[Dataset entries]
———

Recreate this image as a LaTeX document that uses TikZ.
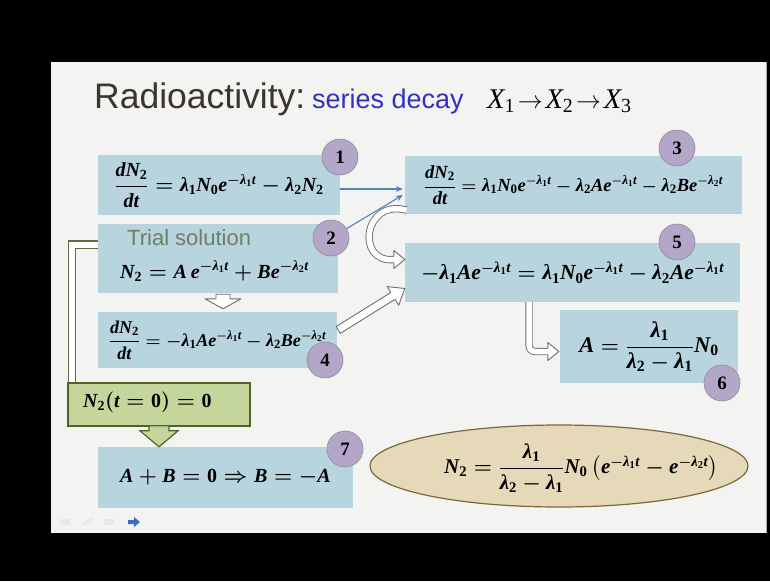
\documentclass[tikz,border=0pt]{standalone}
\usepackage{fontspec}
\setmainfont{Liberation Serif}
\newfontfamily\arialf{Liberation Sans}
\newfontfamily\bifont{Liberation Serif Bold Italic}
\newfontfamily\itfont{Liberation Serif Italic}
\usepackage{amsmath}
\usetikzlibrary{calc,shapes.geometric,arrows.meta}
\definecolor{boxblue}{RGB}{184,212,222}
\definecolor{circfill}{RGB}{180,166,200}
\definecolor{circline}{RGB}{140,140,150}
\definecolor{greenfill}{RGB}{196,214,155}
\definecolor{greenline}{RGB}{80,98,40}
\definecolor{ellfill}{RGB}{230,217,186}
\definecolor{ellline}{RGB}{120,105,55}
\definecolor{slidebg}{RGB}{243,243,241}
\definecolor{titlecol}{RGB}{60,52,48}
\definecolor{seriescol}{RGB}{50,50,190}
\definecolor{trialcol}{RGB}{110,128,96}
\definecolor{arrowgray}{RGB}{110,110,110}
\definecolor{linkblue}{RGB}{80,130,190}
\newcommand\bi[1]{\text{\bifont #1}}
\newcommand\bu[1]{\text{\bfseries #1}}
\newcommand\lm[1]{\bi{λ}_{\bu{#1}}}
\newcommand\ee[1]{\bi{e}^{-\lm{#1}\bi{t}}}
\newcommand\Nn[1]{\bi{N}_{\bu{#1}}}
\newcommand\dNdt{\dfrac{\bi{dN}_{\bu{2}}}{\bi{dt}}}
% hollow straight arrow: start, end, shaft half width, head half width, head length, style
\newcommand\harrow[6]{%
  \coordinate (hA) at (#1); \coordinate (hB) at (#2);
  \coordinate (hH) at ($(hB)!#5!(hA)$);
  \draw[#6] ($(hA)!#3!90:(hB)$) -- ($(hH)!#3!90:(hB)$) -- ($(hH)!#4!90:(hB)$) -- (hB)
    -- ($(hH)!#4!-90:(hB)$) -- ($(hH)!#3!-90:(hB)$) -- ($(hA)!#3!-90:(hB)$) -- cycle;}
\begin{document}
\begin{tikzpicture}[x=1pt,y=-1pt,
  eqbox/.style={fill=boxblue, draw=none, inner sep=0pt, font=\boldmath\fontsize{20}{24}\selectfont},
  fs/.style={font=\boldmath\fontsize{#1}{#1}\selectfont},
  eqtext/.style={inner sep=0pt, font=\boldmath\fontsize{20}{24}\selectfont},
  num/.style={circle, fill=circfill, draw=circline, line width=0.6pt, minimum size=36pt, inner sep=0pt, font=\bfseries\fontsize{19}{20}\selectfont},
  hollow/.style={draw=arrowgray, fill=white, line width=0.9pt, line join=round},
  hollowline/.style={draw=arrowgray, line width=0.9pt, double=white, double distance=5.5pt},
  hollowhead/.style={draw=arrowgray, fill=white, line width=0.9pt, line join=round},
  greenarrow/.style={draw=greenline, fill=greenfill, line width=1.2pt, line join=miter},
  bracketline/.style={draw=greenline!70!gray, line width=1.1pt, double=white, double distance=6pt},
  link/.style={draw=linkblue, line width=1.1pt, -{Stealth[length=7pt,width=6pt]}}
]
\useasboundingbox (0,0) rectangle (770,581);
\fill[black] (0,0) rectangle (770,581);
\fill[slidebg] (51,62) rectangle (766,533);
\draw[gray!70, line width=0.6pt] (766,62) -- (766,533);

% title
\node[anchor=base west, inner sep=0pt, font=\arialf\fontsize{35.5}{38}\selectfont, text=titlecol] (title) at (94,108) {Radioactivity:};
\node[anchor=base west, inner sep=0pt, font=\arialf\fontsize{27}{30}\selectfont, text=seriescol] (series) at (312,108) {series decay};
\node[anchor=base west, inner sep=0pt, font=\fontsize{28.5}{30}\selectfont] (chain) at (487,108) {$\text{\itfont X}_{\text{1}}\!\rightarrow\!\text{\itfont X}_{\text{2}}\!\rightarrow\!\text{\itfont X}_{\text{3}}$};

% boxes
\node[eqbox, minimum width=242pt, minimum height=60pt] (b1) at (219,185) {$\dNdt = \lm{1}\Nn{0}\ee{1} - \lm{2}\Nn{2}$};
\node[eqbox, minimum width=240pt, minimum height=69pt] (b2) at (218,258.5) {};
\node[anchor=base west, inner sep=0pt, font=\arialf\fontsize{22}{24}\selectfont, text=trialcol] (t2a) at (127,245) {Trial solution};
\node[eqtext, anchor=base west] (t2b) at (120,278) {$\Nn{2} = \bi{A}\,\ee{1} + \bi{B}\ee{2}$};
\node[eqbox, fs=18, minimum width=239pt, minimum height=56pt] (b4) at (217.5,340) {$\dNdt = -\lm{1}\bi{A}\ee{1} - \lm{2}\bi{B}\ee{2}$};
\node[eqbox, fs=18.5, minimum width=337pt, minimum height=58pt] (b3) at (573.5,185) {$\dNdt = \lm{1}\Nn{0}\ee{1} - \lm{2}\bi{A}\ee{1} - \lm{2}\bi{B}\ee{2}$};
\node[eqbox, fs=21.5, minimum width=335pt, minimum height=59pt] (b5) at (572.5,272.5) {$-\lm{1}\bi{A}\ee{1} = \lm{1}\Nn{0}\ee{1} - \lm{2}\bi{A}\ee{1}$};
\node[eqbox, fs=22.5, minimum width=178pt, minimum height=73pt] (b6) at (649,346.5) {$\bi{A} = \dfrac{\lm{1}}{\lm{2}-\lm{1}}\Nn{0}$};
\node[eqbox, minimum width=255pt, minimum height=61pt] (b7) at (225.5,477.5) {$\bi{A}+\bi{B}=\bu{0}\Rightarrow \bi{B}=-\bi{A}$};
\node[fill=greenfill, draw=greenline, line width=1.3pt, minimum width=182pt, minimum height=43pt, inner sep=0pt] (g) at (159,404.5) {};
\node[eqtext, anchor=base west] (gt) at (83,407) {$\Nn{2}(\bi{t}=\bu{0})=\bu{0}$};
\node[ellipse, fill=ellfill, draw=ellline, line width=1.2pt, minimum width=378pt, minimum height=82pt, inner sep=0pt] (el) at (559,466) {};
\node[eqtext, fs=21] (elt) at (581,468) {$\Nn{2} = \dfrac{\lm{1}}{\lm{2}-\lm{1}}\Nn{0}\left(\ee{1} - \ee{2}\right)$};

% connectors
\draw[bracketline] ($(b2.west)+(0,-14)$) -| ($(g.north west)+(4.5,0)$);
\harrow{$(g.south)+(0,-1)$}{$(b7.north)+(-66.5,0)$}{10pt}{19pt}{16pt}{greenarrow}
\harrow{$(b2.south)+(5,1)$}{$(b4.north)+(5.5,-3)$}{7pt}{18pt}{10pt}{hollow}
\harrow{$(b4.east)+(1,-10)$}{$(b5.west)+(0,16)$}{4pt}{11pt}{14pt}{hollow}

\coordinate (cS) at ($(b3.south west)+(2,-4)$);
\coordinate (cE) at ($(b5.west)+(-11,-13)$);
\draw[hollowline] (cS) .. controls +(-44,-12) and +(-38,4) .. (cE);
\filldraw[hollowhead] ($(cE)+(0,-3.2)$) -- ($(cE)+(0,-9)$) -- ($(cE)+(11,0)$) -- ($(cE)+(0,9)$) -- ($(cE)+(0,3.2)$);

\coordinate (eS) at ($(b5.south)+(-43.5,0)$);
\coordinate (eE) at ($(b6.west)+(-12,5)$);
\draw[hollowline, rounded corners=6pt] (eS) |- (eE);
\filldraw[hollowhead] ($(eE)+(0,-3.2)$) -- ($(eE)+(0,-9)$) -- ($(eE)+(11,0)$) -- ($(eE)+(0,9)$) -- ($(eE)+(0,3.2)$);

\draw[link] ($(b1.east)+(0,4)$) -- ($(b3.west)+(-2,4)$);

% number circles
\node[num] (c1) at (340,157) {1};
\node[num] (c2) at (331,238) {2};
\node[num] (c3) at (677,148) {3};
\node[num] (c4) at (325,360) {4};
\node[num] (c5) at (677,242) {5};
\node[num] (c6) at (722,383) {6};
\node[num] (c7) at (345,449) {7};
\draw[link] (c2) -- ($(b3.west)+(-2,10)$);

% faint slide-show controls
\fill[gray!18] (60,519) rectangle (70,525);
\fill[gray!18] (82,524) -- (92,517) -- (93,519) -- (84,525) -- cycle;
\fill[gray!18] (104,519) rectangle (114,525);
\fill[linkblue!80!blue] (128,520) -- (134,520) -- (134,517) -- (140,522) -- (134,527) -- (134,524) -- (128,524) -- cycle;
\end{tikzpicture}
\end{document}
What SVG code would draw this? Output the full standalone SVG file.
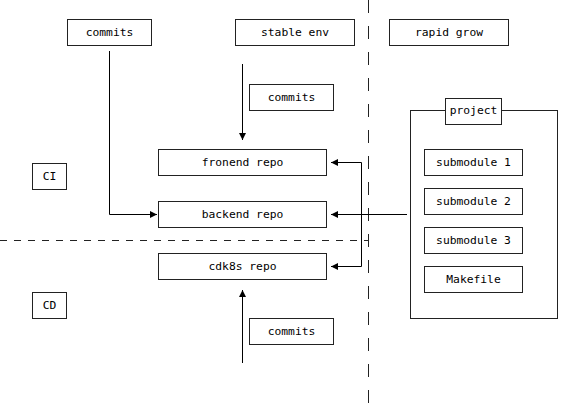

———

#### [Request]
Search the data above for the word "standalone", then gather each line in which it appears.

#### [Written answer]
\documentclass[tikz,border=0pt]{standalone}
What SVG code would draw this? Output the full standalone SVG file.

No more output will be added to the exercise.